## start

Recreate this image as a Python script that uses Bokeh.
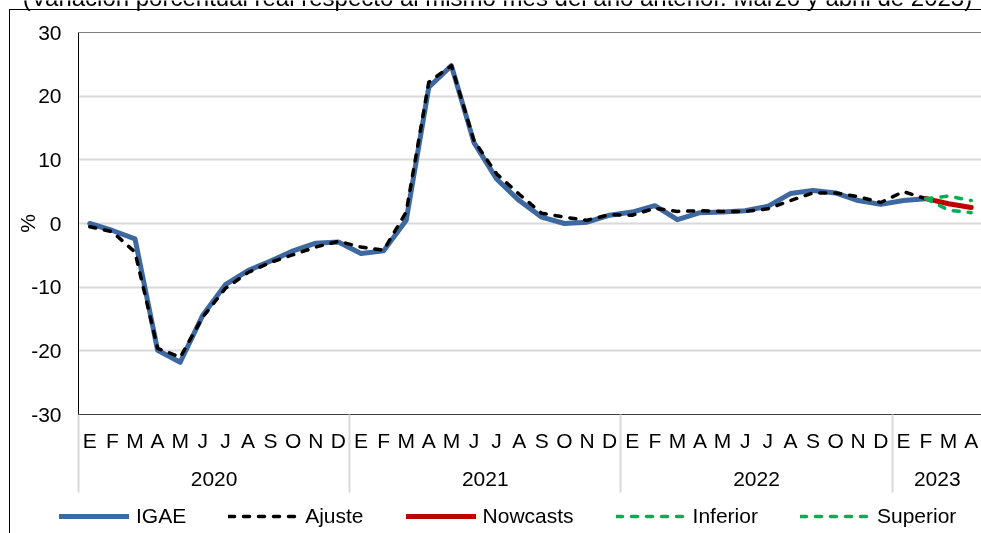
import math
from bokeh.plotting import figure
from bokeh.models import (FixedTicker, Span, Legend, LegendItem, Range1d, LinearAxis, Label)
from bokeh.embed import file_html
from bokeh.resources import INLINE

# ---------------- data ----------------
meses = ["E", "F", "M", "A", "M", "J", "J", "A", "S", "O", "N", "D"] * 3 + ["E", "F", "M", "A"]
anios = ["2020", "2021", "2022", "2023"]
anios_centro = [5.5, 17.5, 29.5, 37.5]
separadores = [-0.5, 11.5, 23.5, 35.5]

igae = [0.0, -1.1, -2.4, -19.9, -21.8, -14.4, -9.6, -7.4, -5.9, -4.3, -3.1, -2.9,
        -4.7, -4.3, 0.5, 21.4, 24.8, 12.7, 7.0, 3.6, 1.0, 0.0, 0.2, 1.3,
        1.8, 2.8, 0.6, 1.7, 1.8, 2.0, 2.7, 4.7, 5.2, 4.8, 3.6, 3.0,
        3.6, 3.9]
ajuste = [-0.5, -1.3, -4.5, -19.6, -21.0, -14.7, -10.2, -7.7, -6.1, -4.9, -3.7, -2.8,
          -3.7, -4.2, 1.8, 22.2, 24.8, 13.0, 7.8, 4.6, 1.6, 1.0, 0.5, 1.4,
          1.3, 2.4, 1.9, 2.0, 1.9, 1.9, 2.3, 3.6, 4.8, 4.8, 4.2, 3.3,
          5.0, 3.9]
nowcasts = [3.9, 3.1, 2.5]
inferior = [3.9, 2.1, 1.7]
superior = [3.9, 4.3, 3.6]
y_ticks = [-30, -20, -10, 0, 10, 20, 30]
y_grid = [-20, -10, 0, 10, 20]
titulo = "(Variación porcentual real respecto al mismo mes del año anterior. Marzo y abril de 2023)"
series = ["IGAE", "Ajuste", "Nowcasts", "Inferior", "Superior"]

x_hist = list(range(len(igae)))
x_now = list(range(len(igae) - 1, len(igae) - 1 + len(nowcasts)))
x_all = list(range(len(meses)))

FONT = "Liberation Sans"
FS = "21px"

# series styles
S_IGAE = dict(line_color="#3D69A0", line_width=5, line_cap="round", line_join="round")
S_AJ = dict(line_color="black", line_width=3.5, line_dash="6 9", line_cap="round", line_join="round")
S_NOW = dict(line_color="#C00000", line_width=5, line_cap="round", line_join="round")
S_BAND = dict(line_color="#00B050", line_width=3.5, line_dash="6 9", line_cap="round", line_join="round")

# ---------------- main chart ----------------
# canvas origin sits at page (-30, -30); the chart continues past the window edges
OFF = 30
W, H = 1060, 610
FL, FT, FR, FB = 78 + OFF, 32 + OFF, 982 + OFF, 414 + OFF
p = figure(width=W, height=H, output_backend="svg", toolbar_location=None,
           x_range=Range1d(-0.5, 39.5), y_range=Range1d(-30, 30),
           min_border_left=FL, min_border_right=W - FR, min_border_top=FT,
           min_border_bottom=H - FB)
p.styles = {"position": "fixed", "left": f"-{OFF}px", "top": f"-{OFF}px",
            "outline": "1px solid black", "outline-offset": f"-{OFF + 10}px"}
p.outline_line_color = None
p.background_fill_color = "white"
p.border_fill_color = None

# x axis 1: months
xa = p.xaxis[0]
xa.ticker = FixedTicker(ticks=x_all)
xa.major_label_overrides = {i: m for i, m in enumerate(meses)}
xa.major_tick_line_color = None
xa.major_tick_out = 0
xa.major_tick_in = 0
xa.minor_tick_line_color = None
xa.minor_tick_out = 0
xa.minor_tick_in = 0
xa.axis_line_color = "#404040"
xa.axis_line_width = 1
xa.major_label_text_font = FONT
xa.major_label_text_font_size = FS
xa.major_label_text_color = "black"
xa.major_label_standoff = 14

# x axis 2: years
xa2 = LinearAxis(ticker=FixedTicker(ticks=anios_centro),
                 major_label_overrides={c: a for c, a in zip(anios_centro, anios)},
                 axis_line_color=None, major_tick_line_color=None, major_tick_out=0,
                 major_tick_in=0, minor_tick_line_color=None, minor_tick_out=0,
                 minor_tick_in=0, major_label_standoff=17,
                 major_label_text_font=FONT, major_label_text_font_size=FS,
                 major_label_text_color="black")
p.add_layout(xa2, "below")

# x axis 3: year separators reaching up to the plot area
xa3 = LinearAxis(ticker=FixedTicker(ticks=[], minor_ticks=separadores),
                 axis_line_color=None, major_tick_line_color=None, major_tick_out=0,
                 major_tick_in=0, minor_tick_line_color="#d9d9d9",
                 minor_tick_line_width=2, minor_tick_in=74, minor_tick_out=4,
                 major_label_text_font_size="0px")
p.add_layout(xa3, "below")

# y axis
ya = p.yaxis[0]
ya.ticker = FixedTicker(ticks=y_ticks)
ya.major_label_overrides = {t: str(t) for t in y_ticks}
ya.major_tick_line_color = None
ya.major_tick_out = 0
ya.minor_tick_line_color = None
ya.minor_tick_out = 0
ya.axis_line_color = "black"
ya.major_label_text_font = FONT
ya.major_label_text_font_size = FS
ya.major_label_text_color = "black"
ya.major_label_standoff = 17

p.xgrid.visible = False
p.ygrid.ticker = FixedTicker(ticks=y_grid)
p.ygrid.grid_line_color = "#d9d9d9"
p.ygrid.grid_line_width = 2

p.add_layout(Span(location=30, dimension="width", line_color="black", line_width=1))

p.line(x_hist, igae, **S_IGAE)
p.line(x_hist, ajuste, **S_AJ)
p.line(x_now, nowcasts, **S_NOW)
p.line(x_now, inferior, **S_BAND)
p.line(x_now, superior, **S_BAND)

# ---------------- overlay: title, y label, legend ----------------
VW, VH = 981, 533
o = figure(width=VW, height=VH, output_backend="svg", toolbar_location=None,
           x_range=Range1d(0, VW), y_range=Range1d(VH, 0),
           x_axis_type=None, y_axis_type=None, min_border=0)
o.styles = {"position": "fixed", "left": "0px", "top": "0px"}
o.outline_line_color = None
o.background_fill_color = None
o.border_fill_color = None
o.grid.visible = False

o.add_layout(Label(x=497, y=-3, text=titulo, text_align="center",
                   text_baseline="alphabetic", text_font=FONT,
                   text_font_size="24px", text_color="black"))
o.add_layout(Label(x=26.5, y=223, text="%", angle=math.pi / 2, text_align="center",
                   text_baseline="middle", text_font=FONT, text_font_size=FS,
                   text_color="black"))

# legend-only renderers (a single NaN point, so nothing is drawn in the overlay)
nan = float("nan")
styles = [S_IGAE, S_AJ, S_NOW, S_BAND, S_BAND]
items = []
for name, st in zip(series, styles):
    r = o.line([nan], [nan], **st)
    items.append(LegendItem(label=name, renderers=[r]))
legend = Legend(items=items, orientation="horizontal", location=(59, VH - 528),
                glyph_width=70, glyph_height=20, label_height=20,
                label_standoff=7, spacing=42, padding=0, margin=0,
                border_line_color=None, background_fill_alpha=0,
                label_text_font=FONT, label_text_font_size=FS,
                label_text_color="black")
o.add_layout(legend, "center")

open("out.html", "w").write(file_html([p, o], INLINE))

## end

> [What is needed] Transcribe the full listing above exactly as it stands, minus the pictures.

> [Complete output]
Recreate this image as a Python script that uses Bokeh.
import math
from bokeh.plotting import figure
from bokeh.models import (FixedTicker, Span, Legend, LegendItem, Range1d, LinearAxis, Label)
from bokeh.embed import file_html
from bokeh.resources import INLINE

# ---------------- data ----------------
meses = ["E", "F", "M", "A", "M", "J", "J", "A", "S", "O", "N", "D"] * 3 + ["E", "F", "M", "A"]
anios = ["2020", "2021", "2022", "2023"]
anios_centro = [5.5, 17.5, 29.5, 37.5]
separadores = [-0.5, 11.5, 23.5, 35.5]

igae = [0.0, -1.1, -2.4, -19.9, -21.8, -14.4, -9.6, -7.4, -5.9, -4.3, -3.1, -2.9,
        -4.7, -4.3, 0.5, 21.4, 24.8, 12.7, 7.0, 3.6, 1.0, 0.0, 0.2, 1.3,
        1.8, 2.8, 0.6, 1.7, 1.8, 2.0, 2.7, 4.7, 5.2, 4.8, 3.6, 3.0,
        3.6, 3.9]
ajuste = [-0.5, -1.3, -4.5, -19.6, -21.0, -14.7, -10.2, -7.7, -6.1, -4.9, -3.7, -2.8,
          -3.7, -4.2, 1.8, 22.2, 24.8, 13.0, 7.8, 4.6, 1.6, 1.0, 0.5, 1.4,
          1.3, 2.4, 1.9, 2.0, 1.9, 1.9, 2.3, 3.6, 4.8, 4.8, 4.2, 3.3,
          5.0, 3.9]
nowcasts = [3.9, 3.1, 2.5]
inferior = [3.9, 2.1, 1.7]
superior = [3.9, 4.3, 3.6]
y_ticks = [-30, -20, -10, 0, 10, 20, 30]
y_grid = [-20, -10, 0, 10, 20]
titulo = "(Variación porcentual real respecto al mismo mes del año anterior. Marzo y abril de 2023)"
series = ["IGAE", "Ajuste", "Nowcasts", "Inferior", "Superior"]

x_hist = list(range(len(igae)))
x_now = list(range(len(igae) - 1, len(igae) - 1 + len(nowcasts)))
x_all = list(range(len(meses)))

FONT = "Liberation Sans"
FS = "21px"

# series styles
S_IGAE = dict(line_color="#3D69A0", line_width=5, line_cap="round", line_join="round")
S_AJ = dict(line_color="black", line_width=3.5, line_dash="6 9", line_cap="round", line_join="round")
S_NOW = dict(line_color="#C00000", line_width=5, line_cap="round", line_join="round")
S_BAND = dict(line_color="#00B050", line_width=3.5, line_dash="6 9", line_cap="round", line_join="round")

# ---------------- main chart ----------------
# canvas origin sits at page (-30, -30); the chart continues past the window edges
OFF = 30
W, H = 1060, 610
FL, FT, FR, FB = 78 + OFF, 32 + OFF, 982 + OFF, 414 + OFF
p = figure(width=W, height=H, output_backend="svg", toolbar_location=None,
           x_range=Range1d(-0.5, 39.5), y_range=Range1d(-30, 30),
           min_border_left=FL, min_border_right=W - FR, min_border_top=FT,
           min_border_bottom=H - FB)
p.styles = {"position": "fixed", "left": f"-{OFF}px", "top": f"-{OFF}px",
            "outline": "1px solid black", "outline-offset": f"-{OFF + 10}px"}
p.outline_line_color = None
p.background_fill_color = "white"
p.border_fill_color = None

# x axis 1: months
xa = p.xaxis[0]
xa.ticker = FixedTicker(ticks=x_all)
xa.major_label_overrides = {i: m for i, m in enumerate(meses)}
xa.major_tick_line_color = None
xa.major_tick_out = 0
xa.major_tick_in = 0
xa.minor_tick_line_color = None
xa.minor_tick_out = 0
xa.minor_tick_in = 0
xa.axis_line_color = "#404040"
xa.axis_line_width = 1
xa.major_label_text_font = FONT
xa.major_label_text_font_size = FS
xa.major_label_text_color = "black"
xa.major_label_standoff = 14

# x axis 2: years
xa2 = LinearAxis(ticker=FixedTicker(ticks=anios_centro),
                 major_label_overrides={c: a for c, a in zip(anios_centro, anios)},
                 axis_line_color=None, major_tick_line_color=None, major_tick_out=0,
                 major_tick_in=0, minor_tick_line_color=None, minor_tick_out=0,
                 minor_tick_in=0, major_label_standoff=17,
                 major_label_text_font=FONT, major_label_text_font_size=FS,
                 major_label_text_color="black")
p.add_layout(xa2, "below")

# x axis 3: year separators reaching up to the plot area
xa3 = LinearAxis(ticker=FixedTicker(ticks=[], minor_ticks=separadores),
                 axis_line_color=None, major_tick_line_color=None, major_tick_out=0,
                 major_tick_in=0, minor_tick_line_color="#d9d9d9",
                 minor_tick_line_width=2, minor_tick_in=74, minor_tick_out=4,
                 major_label_text_font_size="0px")
p.add_layout(xa3, "below")

# y axis
ya = p.yaxis[0]
ya.ticker = FixedTicker(ticks=y_ticks)
ya.major_label_overrides = {t: str(t) for t in y_ticks}
ya.major_tick_line_color = None
ya.major_tick_out = 0
ya.minor_tick_line_color = None
ya.minor_tick_out = 0
ya.axis_line_color = "black"
ya.major_label_text_font = FONT
ya.major_label_text_font_size = FS
ya.major_label_text_color = "black"
ya.major_label_standoff = 17

p.xgrid.visible = False
p.ygrid.ticker = FixedTicker(ticks=y_grid)
p.ygrid.grid_line_color = "#d9d9d9"
p.ygrid.grid_line_width = 2

p.add_layout(Span(location=30, dimension="width", line_color="black", line_width=1))

p.line(x_hist, igae, **S_IGAE)
p.line(x_hist, ajuste, **S_AJ)
p.line(x_now, nowcasts, **S_NOW)
p.line(x_now, inferior, **S_BAND)
p.line(x_now, superior, **S_BAND)

# ---------------- overlay: title, y label, legend ----------------
VW, VH = 981, 533
o = figure(width=VW, height=VH, output_backend="svg", toolbar_location=None,
           x_range=Range1d(0, VW), y_range=Range1d(VH, 0),
           x_axis_type=None, y_axis_type=None, min_border=0)
o.styles = {"position": "fixed", "left": "0px", "top": "0px"}
o.outline_line_color = None
o.background_fill_color = None
o.border_fill_color = None
o.grid.visible = False

o.add_layout(Label(x=497, y=-3, text=titulo, text_align="center",
                   text_baseline="alphabetic", text_font=FONT,
                   text_font_size="24px", text_color="black"))
o.add_layout(Label(x=26.5, y=223, text="%", angle=math.pi / 2, text_align="center",
                   text_baseline="middle", text_font=FONT, text_font_size=FS,
                   text_color="black"))

# legend-only renderers (a single NaN point, so nothing is drawn in the overlay)
nan = float("nan")
styles = [S_IGAE, S_AJ, S_NOW, S_BAND, S_BAND]
items = []
for name, st in zip(series, styles):
    r = o.line([nan], [nan], **st)
    items.append(LegendItem(label=name, renderers=[r]))
legend = Legend(items=items, orientation="horizontal", location=(59, VH - 528),
                glyph_width=70, glyph_height=20, label_height=20,
                label_standoff=7, spacing=42, padding=0, margin=0,
                border_line_color=None, background_fill_alpha=0,
                label_text_font=FONT, label_text_font_size=FS,
                label_text_color="black")
o.add_layout(legend, "center")

open("out.html", "w").write(file_html([p, o], INLINE))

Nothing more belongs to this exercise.